Los tópicos cada día proliferan más. Cómo dijo alguien,
el que crea la primera metáfora es un
genio, el que la copia es un imbécil. Me sabe mal decir eso porque yo soy la
primera que me dejo llevar por los tópicos cuando no me viene algo a la cabeza.
“Venirse arriba o abajo”, es una expresión que me gustó la primera vez que la
escuché, me pareció original. “Tener la cabeza bien amueblada” por el contrario,
la encuentro un poco enrevesada, como
cursi. Lo de “te lo tienes que mirar” me repatea. Porque vamos a ver: ¿Me estás
diciendo acaso que estoy desequilibrada? ¿que solo un psiquiatra o psicólogo
podrá curar mi desvarío y que yo no te cojo por la solapa y te suelto cuatro
insultos bien elaborados porque soy mema? Pues sí, eso mismo te quiere decir
antes de soltar una sonora carcajada para humillarte.
Todos esos
tópicos me recuerdan a los piropos que tenías que escuchar en tiempo de piropos.
Eran tan repetitivos y nauseabundos que no llegabas a entender por qué no te
liabas a bolsazos. Y no lo hacías porque te diese vergüenza, sino porque no
tenías las tablas que se adquieren cuando ya nadie te requiebra, y te deja una
sensación de postgraduada en respuesta, que te amilana. Es como cuando te pasas
horas pensando en lo que le deberías haber dicho al que te insultó
sibilinamente. Una frustración, porque cuando encuentras la respuesta adecuada,
ya ni pega ni el idiota está a mano. Quizá
por eso mi tía Adelaida no me dejaba ir al cine sola con mis amigas. Decía qué
le mosqueaba tanto señor mayor viendo Peter Pan, que a esos en su pueblo se les
llamaba pervertidos, en vez de decirles que se “lo tenían que mirar”, porque
cada época tiene su forma de designar.
Una tarde se sentó a mi lado un hombre mayor y
Adelaida me dijo que me cambiara por ella, hecho que al hombre le hizo “venirse
arriba”. Quizá pensó que lo que Adelaida quería era ligar y le toco la pierna.
Adelaida, en vez de insinuarle que se “lo hiciese mirar”, le preguntó a voz en
grito; qué hacía esa mano encima de su muslo. Fue tan contundente que las luces
de la sala se encendieron y el hombre salió corriendo, supongo que porque “se vino abajo”, aunque lo
más seguro fuese que corriera para evitar que le aplicaran la ley de vagos y
maleantes que en esa época estaba muy en boga.
¿Es que no te
gusta que te digan piropos?, me preguntó un compañero de clase cuando lo
fulminé con la mirada. Pues hombre, como gustarme, me gusta, pero que lo hagas
rodeados de amigos, en medio del campus
y muertos de risa, no tanto. Y como tópico urbano, machista y bravucón, nada.

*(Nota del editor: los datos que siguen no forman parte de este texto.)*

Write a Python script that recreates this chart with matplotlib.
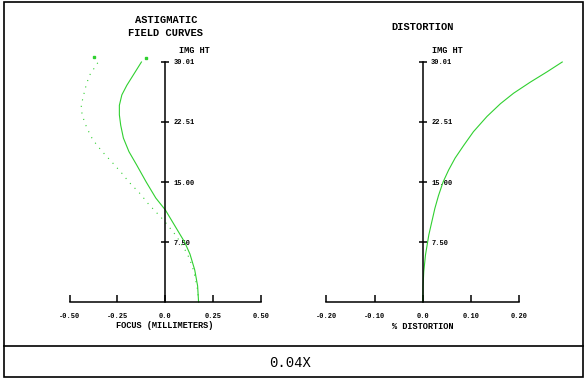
import matplotlib.pyplot as plt
from matplotlib.patches import Rectangle
from matplotlib.lines import Line2D

W, H = 588, 382

# astigmatic field curves, solid curve (img ht, focus mm)
ht_solid = [0.0, 2.0, 4.0, 6.0, 7.5, 9.5, 11.5, 13.0, 15.0, 17.1, 18.8, 20.5, 22.1, 23.4,
            24.6, 25.9, 27.1, 28.4, 30.01]
focus_solid = [0.173, 0.168, 0.153, 0.128, 0.100, 0.050, 0.000, -0.050, -0.100, -0.149,
               -0.190, -0.219, -0.233, -0.240, -0.240, -0.227, -0.201, -0.167, -0.125]

# dotted curve
ht_dot = [0.0, 1.5, 3.2, 4.5, 6.1, 7.5, 8.2, 10.25, 12.3, 13.5, 15.0, 16.1, 17.5, 18.4, 19.6,
          20.5, 21.5, 22.5, 23.6, 24.6, 26.7, 28.3, 30.01]
focus_dot = [0.173, 0.168, 0.154, 0.140, 0.113, 0.076, 0.059, -0.010, -0.090, -0.130, -0.190,
             -0.227, -0.279, -0.314, -0.357, -0.383, -0.404, -0.422, -0.435, -0.439, -0.418,
             -0.397, -0.350]

# distortion (img ht, %)
ht_dist = [0.0, 2.0, 3.8, 5.9, 8.4, 11.7, 13.3, 15.0, 16.5, 18.0, 19.6, 21.3, 23.2, 24.8, 26.1,
           27.5, 28.8, 30.01]
distortion = [0.0, 0.0005, 0.002, 0.0056, 0.0125, 0.025, 0.0325, 0.042, 0.0535, 0.067, 0.085,
              0.105, 0.133, 0.161, 0.188, 0.223, 0.258, 0.289]

y_ticks = [7.5, 15.0, 22.51, 30.01]
y_labels = ['7.50', '15.00', '22.51', '30.01']
focus_ticks = [-0.5, -0.25, 0.0, 0.25, 0.5]
focus_labels = ['-0.50', '-0.25', '0.0', '0.25', '0.50']
dist_ticks = [-0.2, -0.1, 0.0, 0.1, 0.2]
dist_labels = ['-0.20', '-0.10', '0.0', '0.10', '0.20']

green = '#30d030'
mono = 'Liberation Mono'

fig = plt.figure(figsize=(W / 100, H / 100), dpi=100)


def px_axes(x0, x1, y0, y1):
    return fig.add_axes([x0 / W, 1 - y1 / H, (x1 - x0) / W, (y1 - y0) / H])


def style_axis(ax, xticks, xlabels):
    ax.patch.set_alpha(0)
    ax.spines['top'].set_visible(False)
    ax.spines['left'].set_visible(False)
    ax.spines['right'].set_position(('data', 0))
    ax.spines['right'].set_linewidth(1.1)
    ax.spines['bottom'].set_linewidth(1.1)
    ax.yaxis.set_ticks_position('right')
    ax.set_yticks(y_ticks)
    ax.set_yticklabels(y_labels, fontfamily=mono, fontweight='bold', fontsize=5)
    ax.tick_params(axis='y', direction='inout', length=6, width=1.1, pad=3)
    ax.set_xticks(xticks)
    ax.set_xticklabels(xlabels, fontfamily=mono, fontweight='bold', fontsize=5)
    ax.tick_params(axis='x', direction='in', length=5, width=1.1, pad=8)


ax1 = px_axes(69.5, 261.3, 62, 302)
ax1.set_xlim(-0.5, 0.5)
ax1.set_ylim(0, 30.01)
style_axis(ax1, focus_ticks, focus_labels)
ax1.plot(focus_solid, ht_solid, color=green, lw=0.8, clip_on=False)
ax1.plot(focus_dot, ht_dot, color=green, lw=0.8, ls=(0, (1, 5)), clip_on=False)
ax1.plot([-0.10], [30.45], 's', color=green, ms=2, clip_on=False)
ax1.plot([-0.374], [30.6], 's', color=green, ms=2, clip_on=False)

ax2 = px_axes(326.3, 519.3, 62, 302)
ax2.set_xlim(-0.2, 0.2)
ax2.set_ylim(0, 30.01)
style_axis(ax2, dist_ticks, dist_labels)
ax2.plot(distortion, ht_dist, color=green, lw=0.8, clip_on=False)

# text
def ftext(x, y, s, size, weight='bold'):
    fig.text(x / W, 1 - y / H, s, ha='center', va='center', fontsize=size,
             fontfamily=mono, fontweight=weight)

ftext(166, 20, 'ASTIGMATIC', 7.5)
ftext(166, 33, 'FIELD CURVES', 7.5)
ftext(194, 50.5, 'IMG HT', 6.2)
ftext(165, 326, 'FOCUS (MILLIMETERS)', 6.2)
ftext(423, 27, 'DISTORTION', 7.5)
ftext(447, 50.5, 'IMG HT', 6.2)
ftext(422.5, 326.5, '% DISTORTION', 6.2)
ftext(290, 363, '0.04X', 10, weight='normal')

# frame
fig.add_artist(Rectangle((4 / W, 1 - 377 / H), 579 / W, 375 / H, transform=fig.transFigure,
                         fill=False, ec='black', lw=1.2))
fig.add_artist(Line2D([4 / W, 583 / W], [1 - 346 / H, 1 - 346 / H], transform=fig.transFigure,
                      color='black', lw=1.2))

fig.savefig('out.png', dpi=100)
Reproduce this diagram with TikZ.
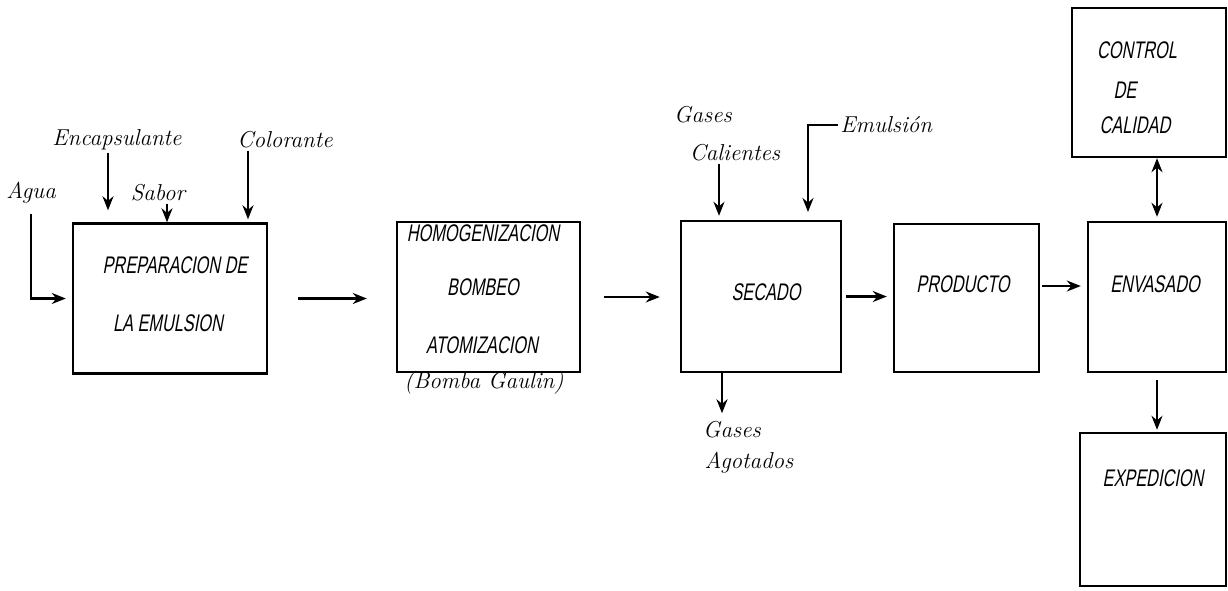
\documentclass[tikz,border=0pt]{standalone}
\usepackage{fontspec}
\newfontfamily\handcaps[FakeStretch=0.68,FakeSlant=0.18]{Liberation Sans}
\usetikzlibrary{arrows.meta}

\begin{document}
\begin{tikzpicture}[x=0.5pt, y=-0.5pt,
  box/.style={draw, line width=1.2pt, inner sep=0pt},
  caps/.style={font=\handcaps\fontsize{12}{14}\selectfont, inner sep=1pt},
  lbl/.style={font=\fontsize{11.5}{13}\selectfont\itshape, inner sep=1pt},
  flow/.style={line width=1.2pt, -{Stealth[length=7pt, width=5.5pt]}}]

\useasboundingbox (0,0) rectangle (1228,590);

% Etapas
\node[box, minimum width=97pt, minimum height=75pt] (prep) at (170,298.5) {};
\node[box, minimum width=91.5pt, minimum height=75pt] (homog) at (488.5,297) {};
\node[box, minimum width=80pt, minimum height=75.5pt] (secado) at (761,296.5) {};
\node[box, minimum width=72.5pt, minimum height=74pt] (producto) at (966.5,298) {};
\node[box, minimum width=69pt, minimum height=75pt] (envasado) at (1157,297) {};
\node[box, minimum width=77pt, minimum height=74.5pt] (control) at (1149,82.5) {};
\node[box, minimum width=73pt, minimum height=76.5pt] (exped) at (1153,509.5) {};

% Textos de las etapas
\node[caps] (prep-a) at (175,265) {PREPARACION DE};
\node[caps] (prep-b) at (168,323) {LA EMULSION};
\node[caps] (homog-a) at (483,233) {HOMOGENIZACION};
\node[caps] (homog-b) at (483,287) {BOMBEO};
\node[caps] (homog-c) at (482,345) {ATOMIZACION};
\node[lbl] (gaulin) at (484,383) {(Bomba Gaulin)};
\node[caps] (secado-t) at (766,292) {SECADO};
\node[caps] (producto-t) at (963,284) {PRODUCTO};
\node[caps] (envasado-t) at (1155,284) {ENVASADO};
\node[caps] (control-a) at (1137,50) {CONTROL};
\node[caps] (control-b) at (1125,90) {DE};
\node[caps] (control-c) at (1135,125) {CALIDAD};
\node[caps] (exped-t) at (1153,478) {EXPEDICION};

% Entradas y salidas
\node[lbl] (agua) at (31,193) {Agua};
\node[lbl] (encap) at (117,140) {Encapsulante};
\node[lbl] (sabor) at (158,193) {Sabor};
\node[lbl] (color) at (285,140) {Colorante};
\node[lbl] (gcal-a) at (703,115) {Gases};
\node[lbl] (gcal-b) at (735,153) {Calientes};
\node[lbl, anchor=west] (emul) at (838,125) {Emulsión};
\node[lbl] (gago-a) at (732,430) {Gases};
\node[lbl] (gago-b) at (749,463) {Agotados};
\coordinate (emul-in) at (808,221);

% Flechas
\draw[flow, shorten <=4pt, shorten >=3pt] (agua.south) |- (prep.west);
\draw[flow, shorten >=6pt] ([xshift=-4.5pt]encap.south) -- ([xshift=-4.5pt]encap.south |- prep.north);
\draw[flow] ([xshift=4.5pt]sabor.south) -- ([xshift=4.5pt]sabor.south |- prep.north);
\draw[flow, shorten >=1.5pt] ([xshift=-18.5pt]color.south) -- ([xshift=-18.5pt]color.south |- prep.north);
\draw[flow, shorten >=2pt] ([xshift=-8pt]gcal-b.south) -- ([xshift=-8pt]gcal-b.south |- secado.north);
\draw[flow, shorten >=4.5pt] (emul.west) -| (emul-in);
\draw[flow, shorten >=3pt] ([xshift=-19.5pt]secado.south) -- ([xshift=-19.5pt]secado.south |- gago-a.north);

\draw[flow, shorten <=15pt, shorten >=14.5pt] (prep.east) -- (prep.east -| homog.west);
\draw[flow, shorten <=11.5pt, shorten >=10pt] (homog.east) -- (homog.east -| secado.west);
\draw[flow, shorten <=2pt, shorten >=3pt] (secado.east) -- (secado.east -| producto.west);
\draw[flow, shorten <=1pt, shorten >=3pt] ([yshift=6pt]producto.east) -- ([yshift=6pt]producto.east -| envasado.west);
\draw[line width=1.2pt, {Stealth[length=7pt, width=5.5pt]}-{Stealth[length=7pt, width=5.5pt]}, shorten >=2pt] (envasado.north |- control.south) -- (envasado.north);
\draw[flow, shorten <=3.5pt, shorten >=1pt] (envasado.south) -- (envasado.south |- exped.north);

\end{tikzpicture}
\end{document}
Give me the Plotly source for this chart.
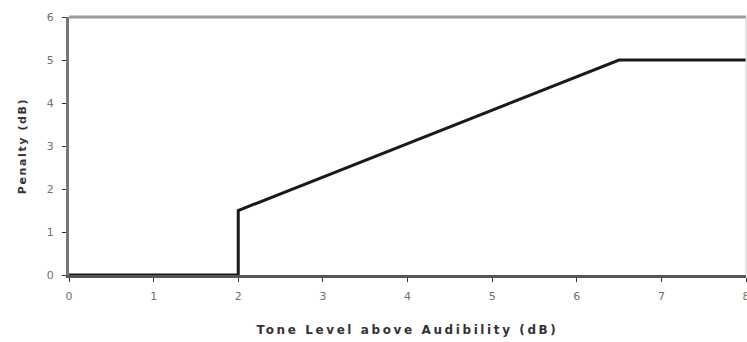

Menos mal que las mujeres vamos cogiendo tablas
conforme crecemos. Lo malo es que cuando estamos preparadas para contestar
hemos crecido tanto que ya no nos dice
piropos ni el loro de la esquina.
Mi amiga Clara liga por la voz. La tiene suave y
cantarina. La piropea por teléfono hasta el del taller de coches. “Cuando vaya
a recogerlo se va a llevar un chasco”, dice ella muerta de risa. Concepción, sin embargo, engatusa con el photoshop
en facebook. Carolina, que es más auténtica y sale a correr con zapatillas Nike
y cinta en la frente, se topó con un exhibicionista en el parque. Dice que se
quedó con su cara. ¿Solo con su cara? le pregunté intrigada. Pues sí, tenía
interés en saber qué aspecto tenía. ¿Cuánto tiempo le mantuviste la mirada?, le
pregunté. El suficiente para que “se viniera abajo” y se marchara.
Algo así era impensable en nuestra infancia. Solo la
inocencia nos hacía tomar medidas contundentes como la que tomamos en la parada
del autobús del colegio con uno que se apostaba tras una palmera y hacía gestos
raros. Un día lo rodeamos intrigadas. El hombre, al ver que tanta niña se
acercaba ilusionada a ver qué le pasaba, salió corriendo y no regresó jamás. Y
es que la educación sexual de la época tenía sus ventajas, y como más tontas no
podíamos ser, adoptábamos soluciones la mar de creativas. Algunas veces la
memez se mezcla con la excelsa inteligencia y te deja “la cabeza tan bien
amueblada” que acaba sorprendiendo al más retorcido.